JAKARTA, KOMPAS.com – Indonesia can get some relief, as the country avoided going into lockdown as it starts giving Covid-19 vaccinations to its people nationwide.
Unfortunately, no such relief is coming for the Indonesian National Police, as the National Commission on Human Rights [Komnas HAM] revealed that it might have used excessively deadly force on the outlawed Islamic Defenders Front or FPI at a shootout outside Jakarta on December 7, 2020.
And insurgents in Papua literally keep the flames of their resistance alive, after they burned down a plane belonging to a missionary organization in the province. Read on for more on these stories:
President Jokowi Express Relief As Indonesia Avoids Lockdown
President Joko ‘Jokowi’ Widodo has maintained that Indonesia has no need to go into lockdown as the number of Covid-19 cases in the country surged past 800 thousand cases.

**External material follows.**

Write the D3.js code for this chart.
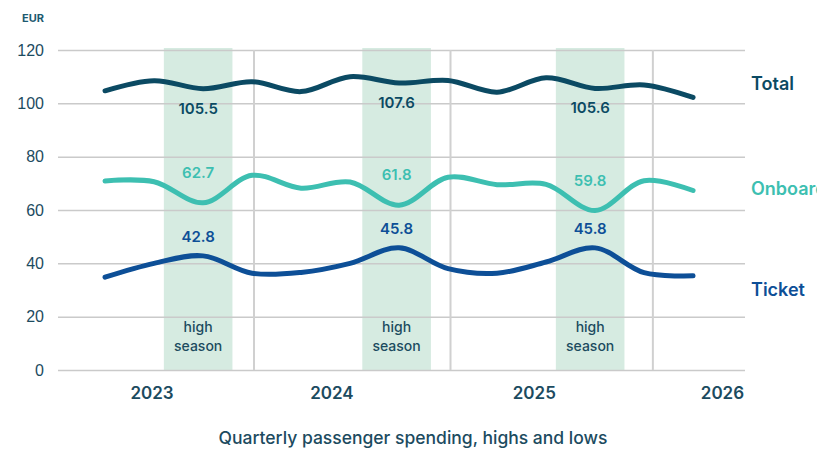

The President urged Indonesians to comply with the government’s compulsory Covid-19 vaccination drive, which starts nationwide next week, as doing so is for the common good.
“Anybody who refuses to be vaccinated [for Covid-19] is posing a danger to themselves and others,” he warned. “Vaccinations are needed to build up herd immunity to contain the spread of the coronavirus.”
Indonesia has inked deals to purchase vaccines from the Sinovac, Astrazeneca, Novavax, and Pfizer, as well as other pharmaceutical companies.
Jokowi intends to immunize 182 million, or 70 percent of Indonesians for free, to gain herd immunity against Covid-19. The government estimated that Indonesia will need at least 426 million doses to give 182 million people two doses of the Covid-19 vaccine.
Indonesian National Police Suspected of Human Rights Violations in FPI Deaths
The Indonesian National Police will form a special team to investigate the deaths of six Islamic Defenders Front [ FPI] militants who were killed by the police on December 7, 2020.
“The special team will investigate the National Commission on Human Rights [Komnas HAM] report that investigators committed serious human rights violations, after it determined that four of the militants were already in police custody when officers killed them,” Argo said.
Komnas HAM Commissioner Choirul Anam “found evidence that the police at least made no efforts to minimize loss of life, and at worst committed an unlawful or extrajudicial killing.”
The police and the FPI have different versions of the shootout, which took place at a toll road outside Jakarta. The police’s reconstruction of the incident described how the FPI attacked first and shot at investigators.